Confidence scales. Evidence doesn't.
“Confidence is a feeling, determined mostly by the coherence of the story.” — Daniel Kahneman, Thinking, Fast and Slow
The most capable teams I’ve worked with share a failure mode: they’re too smart for their own evidence base.
Not stupid-smart. Actually smart. They see real problems, build coherent strategies, move quickly, and explain their reasoning with conviction. The work looks disciplined. The plan sounds sharp. And the whole thing can still be wrong in exactly the way that matters — because conviction got out ahead of proof and nobody noticed.
Kahneman called this the “illusion of validity” — the observation that our confidence in a judgment tracks how coherent the story feels, not whether the evidence underneath it is any good. A team that can construct a tight narrative feels right, even when the supporting data is thin. He found that even after learning their predictions were no better than chance, his Israeli Army evaluation team still felt confident rating the next batch of candidates. The feeling of knowing didn’t update with the facts.
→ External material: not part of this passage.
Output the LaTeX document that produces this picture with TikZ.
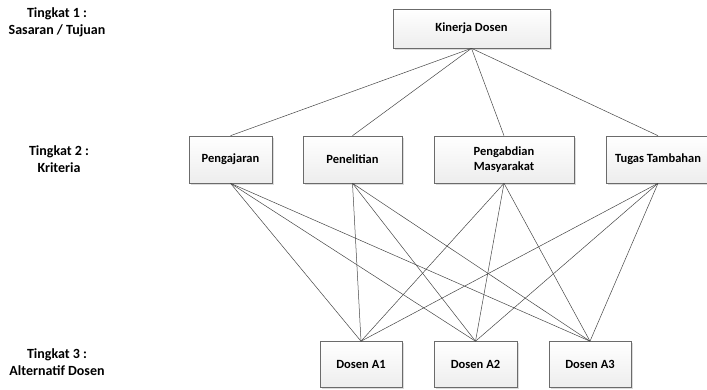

This happens at every level. It happens in a boardroom when a product decision sails through because the people in the room are persuasive. It happens on a project board when a ticket gets marked Done because the work felt finished. Same failure, different altitude: confidence substituting for evidence, and the system making it easy.
The room full of smart people
I watched this play out on a product I was building.
The strategic logic was real. The market opportunity was defensible. The team had operating momentum. Work was moving. Then a structured validation review surfaced the gap: the validation contract was weaker than the momentum around it. Months of development, and there were still zero documented user or buyer conversations attached to the evidence base.
Nobody had been careless. The problem was that the internal reasoning was so coherent, so fluent, that it had quietly become a substitute for external signal. The team could explain why the product should work. What they couldn’t show was evidence that it would.
Philip Tetlock’s research on expert prediction puts a point on this: he found that acquiring more domain knowledge often makes people more overconfident, not more accurate. The person who knows the most builds the most convincing internal story — and becomes the least likely to question whether the story has been tested. That’s not an argument against expertise. It’s an argument against expertise operating without structure.
The board that agreed with everyone
The same pattern plays out at the task level, just less dramatically.
On a different project I inherited a board where ticket statuses had drifted from reality. Some tickets said Done but the artifact was missing. Others sat in Backlog even though the work was already shipped. The statuses had accumulated a kind of social credibility — people glanced at them, believed them, and kept building on top of whatever the label said.
A status field is a claim, not a fact. It tells you what someone said about the work. It doesn’t prove the work exists, is complete, or has been verified. But when an organization manages the labels instead of the evidence behind them, the board becomes a confidence layer — a place where optimism gets recorded and nobody stops to check.
Both failures share an architecture
The pattern is the same whether you’re looking at product strategy or project boards.
Smart people generate momentum. Labels record that momentum. And neither one includes a mechanism for reality to interrupt the story. The boardroom version: persuasive reasoning substitutes for user evidence. The board version: a green status substitutes for verification. In both cases, confidence scales easily — another meeting, another status update, another sprint — but evidence doesn’t scale unless the system forces it.
Social psychologist Scott Plous called overconfidence the most prevalent and potentially catastrophic problem in human judgment. I think he was underselling it for teams specifically, because in groups the effect compounds. One confident person can be checked. A room full of confident people who agree with each other creates a narrative that feels like proof.
What evidence systems actually do
The fix isn’t humility. Humility doesn’t generate signal. The fix is structure that creates places where reality can interrupt confidence.
Gary Klein’s pre-mortem is one of the cleanest examples. Instead of asking a team “does anyone see any problems?” — which produces silence — you tell them the project has already failed and ask them to explain why. The psychology flips: people compete to surface the most worrying issue instead of suppressing doubts to preserve harmony. Klein’s research showed pre-mortems reduced overconfidence more effectively than standard critiques or pros-and-cons analysis. Kahneman himself endorsed the technique as one of the few structural interventions that actually works against planning bias.
That’s the shape of a real evidence system. Not “be humble” but “build a structure that forces uncomfortable information to surface before it’s too late.”
At the strategic level, that means promotion criteria are explicit before momentum builds. What evidence has to exist before the product advances? Where is the reasoning preserved so decisions can be inspected later instead of defended from memory? What signal from users or operations can still overturn the plan?
At the operational level, it means the status has to be downstream of evidence, not upstream of it. What artifact or verification earns the status change? What has to be true before the team is allowed to say “done”?
Both levels need the same thing: explicit gates where proof is required, not just confidence.
The question that earns its keep
One diagnostic works at every altitude.
What in this system can challenge a smart team when it’s moving too confidently?
If the answer is “another smart person” — that’s just more confidence. If the answer is “a meeting where someone pushes back” — that’s confidence with theater. If the answer is “explicit evidence gates, documented reasoning, and signal from the edges of the system” — that’s a decision system.
The first two feel productive. The third one actually is.